In the case of the Trustee of the Singer & Friedlander Ltd Pension and Assurance Scheme v Corbett, the High Court has ruled that trustees may assign a section 75 debt to another party.
Background
The Singer & Friedlander Scheme was a defined benefit (DB) occupational pension scheme whose sponsoring employer, Kaupthing, Singer & Friedlander, entered administration in October 2008.
The section 75 debt was certified at £74.65 million; however, the trustee accepted a reduced debt of £73.94 million. The Trustee had received £60.26 million in dividend payments and the administrators had indicated that the administration would not end – and the final payment become available – before 2017. This delay was preventing the Trustee from winding up the Scheme.
The Trustee was approached by brokers interested in acquiring the debt still owed by the employer. The Trustee therefore applied to court for a direction that the section 75 debt due from the employer could be assigned and that such an assignment was one that a reasonable and properly advised trustee could enter into in the exercise of its powers.
The judgment
Mr Justice Birss ruled that the section 75 debt could be assigned by the Trustee and gave a direction that a reasonable and properly advised trustee could enter into such an assignment in the exercise of its powers.
The Court noted that debts in general are capable of assignment and that there was no explicit prohibition on the assignment of a section 75 debt. The judge further could identify no public policy reason against the assignment. He concluded also that, if the assignment “secures the largest amount which the trustees reasonably and honestly believe can be secured towards the shortfall, then such a transaction would be furthering the purposes of section 75 and the legislation as a whole”.

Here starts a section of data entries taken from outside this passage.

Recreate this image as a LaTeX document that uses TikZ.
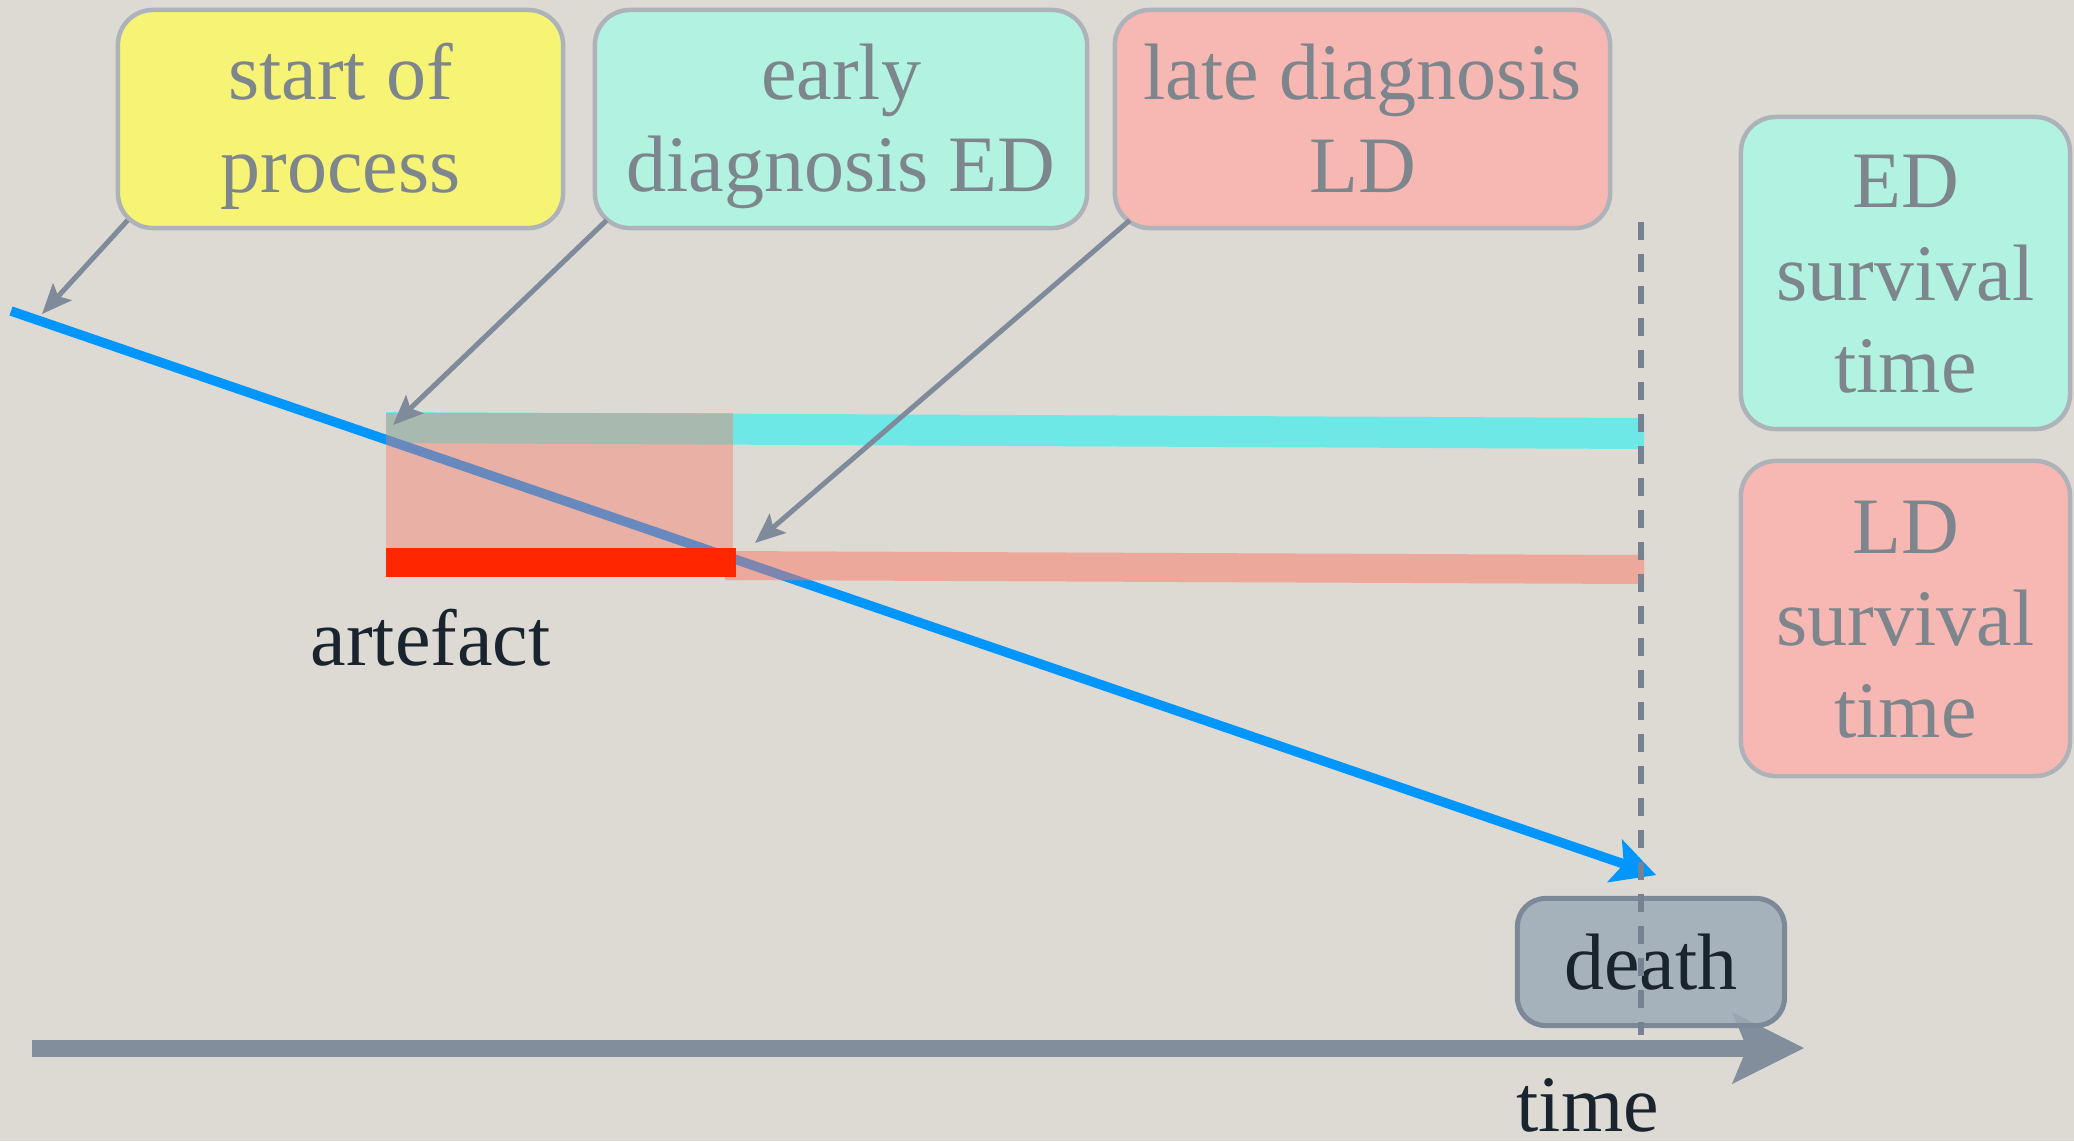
\documentclass[tikz,border=0pt]{standalone}
\usepackage{fontspec}
\setmainfont{Liberation Serif}
\usetikzlibrary{arrows.meta,calc}
\definecolor{bgc}{RGB}{221,218,212}
\definecolor{yellowc}{RGB}{247,243,116}
\definecolor{tealc}{RGB}{178,242,224}
\definecolor{pinkc}{RGB}{247,184,179}
\definecolor{boxborder}{RGB}{174,179,186}
\definecolor{boxtext}{RGB}{126,134,141}
\definecolor{cyanbar}{RGB}{104,233,232}
\definecolor{pinkov}{RGB}{250,120,100}
\definecolor{redbar}{RGB}{255,38,0}
\definecolor{bluel}{RGB}{0,150,255}
\definecolor{grayarrow}{RGB}{127,139,154}
\definecolor{axisc}{RGB}{131,142,156}
\definecolor{deathfill}{RGB}{157,171,183}
\definecolor{deathborder}{RGB}{124,137,153}
\definecolor{darktext}{RGB}{25,36,46}
\definecolor{dashc}{RGB}{118,130,146}
\newcommand\dgfont{\fontsize{22.76pt}{26.18pt}\selectfont}
\newcommand\topstrut{\rule{0pt}{0.71cm}}
\newcommand\botstrut{\rule[-0.17cm]{0pt}{0pt}}
\begin{document}
\begin{tikzpicture}[x=0.01cm,y=-0.01cm,
  boxstyle/.style={draw=boxborder, line width=0.045cm, rounded corners=0.35cm,
    inner sep=0pt, align=center, text=boxtext, font=\dgfont},
  connector/.style={draw=grayarrow, line width=0.05cm,
    -{Stealth[length=0.3cm,width=0.25cm,inset=0.06cm]}},
  darklabel/.style={text=darktext, font=\dgfont, inner sep=0pt}]
\fill[bgc] (0,0) rectangle (2074,1141);
\useasboundingbox (0,0) rectangle (2074,1141);

% boxes
\node[boxstyle, fill=yellowc, minimum width=4.45cm, minimum height=2.18cm] (start) at (340.5,119)
  {\topstrut start of\\process\botstrut};
\node[boxstyle, fill=tealc, minimum width=4.92cm, minimum height=2.18cm] (ed) at (841,119)
  {\topstrut early\\diagnosis ED\botstrut};
\node[boxstyle, fill=pinkc, minimum width=4.95cm, minimum height=2.18cm] (ld) at (1362.5,119)
  {\topstrut late diagnosis\\LD\botstrut};
\node[boxstyle, fill=tealc, minimum width=3.29cm, minimum height=3.12cm] (edsurv) at (1905.5,273)
  {\topstrut ED\\survival\\time\botstrut};
\node[boxstyle, fill=pinkc, minimum width=3.29cm, minimum height=3.15cm] (ldsurv) at (1905.5,618.5)
  {\topstrut LD\\survival\\time\botstrut};

% bars
\fill[cyanbar, opacity=0.95] (386,412) -- (1644,418) -- (1644,449) -- (386,443) -- cycle;

% blue process line
\coordinate (bs) at (11,311);
\coordinate (bt) at (1656,875);
\draw[bluel, line width=0.095cm, -{Stealth[length=0.44cm,width=0.46cm,inset=0.1cm,line width=0pt]}] (bs) -- (bt);

\fill[pinkov, opacity=0.42] (386,413) rectangle (733,549);
\fill[pinkov, opacity=0.5] (725,551) -- (1644,555) -- (1644,584) -- (725,580) -- cycle;
\fill[redbar] (386,548) rectangle (736,577);

% connectors
\coordinate (sp) at (42,314);
\coordinate (edp) at (393,425);
\coordinate (ldp) at (755,543);
\draw[connector] ([shift={(12,-10)}]start.south west) -- (sp);
\draw[connector] ([shift={(14,-10)}]ed.south west) -- (edp);
\draw[connector] ([shift={(17,-10)}]ld.south west) -- (ldp);

% time axis
\coordinate (ts) at (32,1048);
\coordinate (te) at (1804,1048);
\draw[axisc, line width=0.17cm, -{Stealth[length=0.72cm,width=0.72cm,inset=0.15cm,line width=0pt]}] (ts) -- (te);

% death
\node[draw=deathborder, line width=0.05cm, fill=deathfill, fill opacity=0.85, text opacity=1,
  rounded corners=0.28cm, minimum width=2.67cm, minimum height=1.27cm, inner sep=0pt,
  text=darktext, font=\dgfont] (death) at (1651,962) {death};

% dashed line
\coordinate (dtop) at (1641,222);
\coordinate (dbot) at (1641,1035);
\draw[dashc, line width=0.055cm, dash pattern=on 0.18cm off 0.14cm] (dtop) -- (dbot);

% labels
\node[darklabel, anchor=base west] (artefact) at (310,665) {artefact};
\node[darklabel, anchor=base west] (timelabel) at (1516,1131) {time};
\end{tikzpicture}
\end{document}
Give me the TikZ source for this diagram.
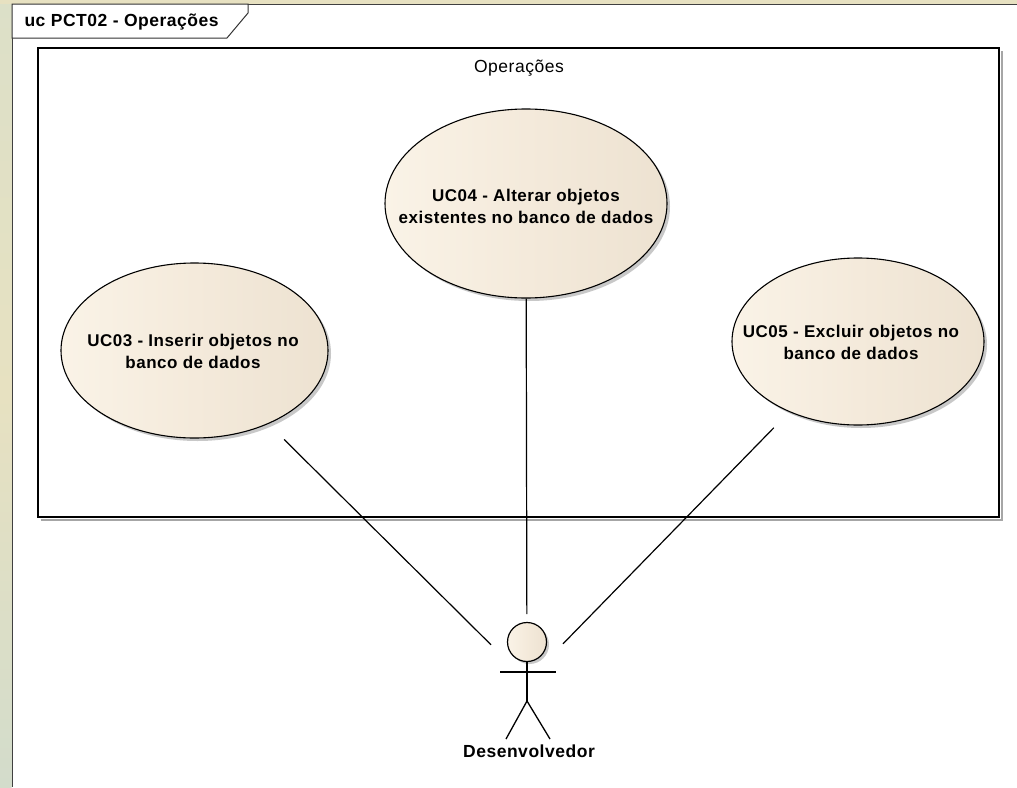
\documentclass[tikz,border=0pt]{standalone}
\usepackage{fontspec}
\setmainfont{Liberation Sans}[LetterSpace=3]
\usetikzlibrary{shapes.geometric,shadows}
\definecolor{ucL}{HTML}{FAF3E7}
\definecolor{ucM}{HTML}{F4EADB}
\definecolor{ucR}{HTML}{EDE2D1}
\definecolor{stripT}{HTML}{DCE0C8}
\definecolor{stripM}{HTML}{E7E1C1}
\definecolor{stripB}{HTML}{D3DCCB}
\begin{document}
\begin{tikzpicture}[x=1pt,y=-1pt,
  txt/.style={font=\fontsize{17.5}{22}\selectfont},
  btxt/.style={font=\bfseries\fontsize{17.5}{22}\selectfont},
  uc/.style={ellipse, draw=black, line width=1.1pt, left color=ucL, right color=ucR, middle color=ucM,
    inner sep=0pt,
    drop shadow={shadow xshift=3pt, shadow yshift=-3pt, fill=black!30, opacity=0.7}},
  uctext/.style={align=center, inner sep=0pt, font=\bfseries\fontsize{17}{22}\selectfont},
  assoc/.style={draw=black, line width=1.2pt},
  stick/.style={draw=black, line width=1.3pt}]
\useasboundingbox (0,0) rectangle (1017,787);
\fill[white] (0,0) rectangle (1017,787);
\shade[top color=stripT, bottom color=stripB, middle color=stripM] (0,0) rectangle (11.5,787);
\fill[stripM] (0,0) rectangle (1017,3.5);
% frame
\draw[line width=1pt, black!75] (12,787) -- (12,4) -- (1017,4);
\filldraw[fill=white, draw=black!80, line width=1pt] (12,4) -- (248,4) -- (248,13) -- (227,38) -- (12,38) -- cycle;
\node[anchor=west, btxt] (title) at (21,22) {uc PCT02 - Operações};
% system boundary
\draw[black!35, line width=1.5pt] (41,520) -- (1002,520) -- (1002,51);
\draw[line width=1.1pt] (38,48) rectangle (999,517);
\node[txt] (blabel) at (519,68) {Operações};
% use cases
\node[uc, minimum width=282pt, minimum height=189pt] (uc04) at (526,203.5) {};
\node[uctext] (uc04t) at (526,206) {UC04 - Alterar objetos\\existentes no banco de dados};
\node[uc, minimum width=267pt, minimum height=175pt] (uc03) at (194.5,350.5) {};
\node[uctext] (uc03t) at (193,351) {UC03 - Inserir objetos no\\banco de dados};
\node[uc, minimum width=252pt, minimum height=167pt] (uc05) at (858,341.5) {};
\node[uctext] (uc05t) at (851,342.5) {UC05 - Excluir objetos no\\banco de dados};
% actor
\node[minimum width=56pt, minimum height=117pt, outer sep=8pt, inner sep=0pt] (actor) at (527,680.5) {};
\node[circle, minimum size=39pt, inner sep=0pt, draw=black, line width=1.2pt, left color=ucL, right color=ucR, middle color=ucM,
  drop shadow={shadow xshift=2.5pt, shadow yshift=-2.5pt, fill=black!30, opacity=0.7}] (head) at (527,642) {};
\draw[stick] (500,672) -- (556,672);
\draw[stick] (head.south) -- (527,701);
\draw[stick] (506,739) -- (527,701) -- (550,739);
\node[btxt] (actorlabel) at (529,751) {Desenvolvedor};
% associations
\draw[assoc, shorten <=22pt] (uc03) -- (actor);
\draw[assoc] (uc04) -- (actor);
\draw[assoc, shorten <=22pt] (uc05) -- (actor);
\end{tikzpicture}
\end{document}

The judge then considered whether the introduction of TPR’s anti-avoidance powers affected this conclusion. He concluded that the relationship between the anti-avoidance powers and section 75 gives rise to “potential anomalies whichever way they are looked at. That is important because it undermines any attempt to construe the legislation in such a way as to avoid an anomalous result. It is unreal to find in … the 2004 Act any manifestation of an intention by Parliament to alter the debt created by section 75.”
Comment
This decision will enable trustees in a similar situation to reduce the delays – and hence the costs – involved in winding up their scheme, which should lead to a better outcome for all parties.